### TASK STATEMENT
Copy out every line containing the word "chart".

### DATA SEGMENT
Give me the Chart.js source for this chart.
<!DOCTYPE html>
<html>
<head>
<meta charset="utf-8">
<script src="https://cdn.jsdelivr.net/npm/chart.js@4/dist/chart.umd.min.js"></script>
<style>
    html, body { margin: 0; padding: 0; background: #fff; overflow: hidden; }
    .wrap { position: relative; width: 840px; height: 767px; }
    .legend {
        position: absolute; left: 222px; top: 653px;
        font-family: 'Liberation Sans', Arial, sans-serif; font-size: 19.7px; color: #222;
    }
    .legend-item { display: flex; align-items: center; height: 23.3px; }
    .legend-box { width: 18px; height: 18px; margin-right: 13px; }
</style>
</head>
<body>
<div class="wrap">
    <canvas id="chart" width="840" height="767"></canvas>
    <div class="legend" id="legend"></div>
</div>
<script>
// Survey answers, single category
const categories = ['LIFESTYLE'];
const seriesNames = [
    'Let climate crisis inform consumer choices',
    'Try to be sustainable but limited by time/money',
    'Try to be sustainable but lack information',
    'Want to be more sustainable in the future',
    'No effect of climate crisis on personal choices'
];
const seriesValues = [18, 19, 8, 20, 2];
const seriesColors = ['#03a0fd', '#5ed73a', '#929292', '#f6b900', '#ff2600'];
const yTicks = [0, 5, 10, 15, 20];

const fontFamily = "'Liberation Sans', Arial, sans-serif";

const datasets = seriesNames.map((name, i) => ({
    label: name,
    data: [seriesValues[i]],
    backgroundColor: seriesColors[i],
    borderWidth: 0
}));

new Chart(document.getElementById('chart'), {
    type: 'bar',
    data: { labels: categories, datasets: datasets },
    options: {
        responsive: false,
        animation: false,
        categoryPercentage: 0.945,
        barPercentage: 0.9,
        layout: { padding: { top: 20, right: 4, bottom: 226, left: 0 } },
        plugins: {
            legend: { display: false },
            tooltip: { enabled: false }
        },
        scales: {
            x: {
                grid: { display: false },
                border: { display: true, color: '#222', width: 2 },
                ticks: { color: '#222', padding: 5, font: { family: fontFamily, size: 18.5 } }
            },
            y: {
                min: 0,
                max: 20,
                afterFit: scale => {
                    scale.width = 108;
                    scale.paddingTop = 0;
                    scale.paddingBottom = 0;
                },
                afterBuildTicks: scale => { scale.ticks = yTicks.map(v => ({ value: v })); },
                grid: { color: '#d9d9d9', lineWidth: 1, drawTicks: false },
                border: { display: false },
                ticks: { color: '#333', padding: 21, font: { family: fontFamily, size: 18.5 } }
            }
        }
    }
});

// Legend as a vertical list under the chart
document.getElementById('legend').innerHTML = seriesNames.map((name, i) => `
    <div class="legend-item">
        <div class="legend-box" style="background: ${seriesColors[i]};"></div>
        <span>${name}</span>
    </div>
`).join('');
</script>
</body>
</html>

### ANSWER
Give me the Chart.js source for this chart.
<script src="https://cdn.jsdelivr.net/npm/chart.js@4/dist/chart.umd.min.js"></script>
    <canvas id="chart" width="840" height="767"></canvas>
new Chart(document.getElementById('chart'), {
// Legend as a vertical list under the chart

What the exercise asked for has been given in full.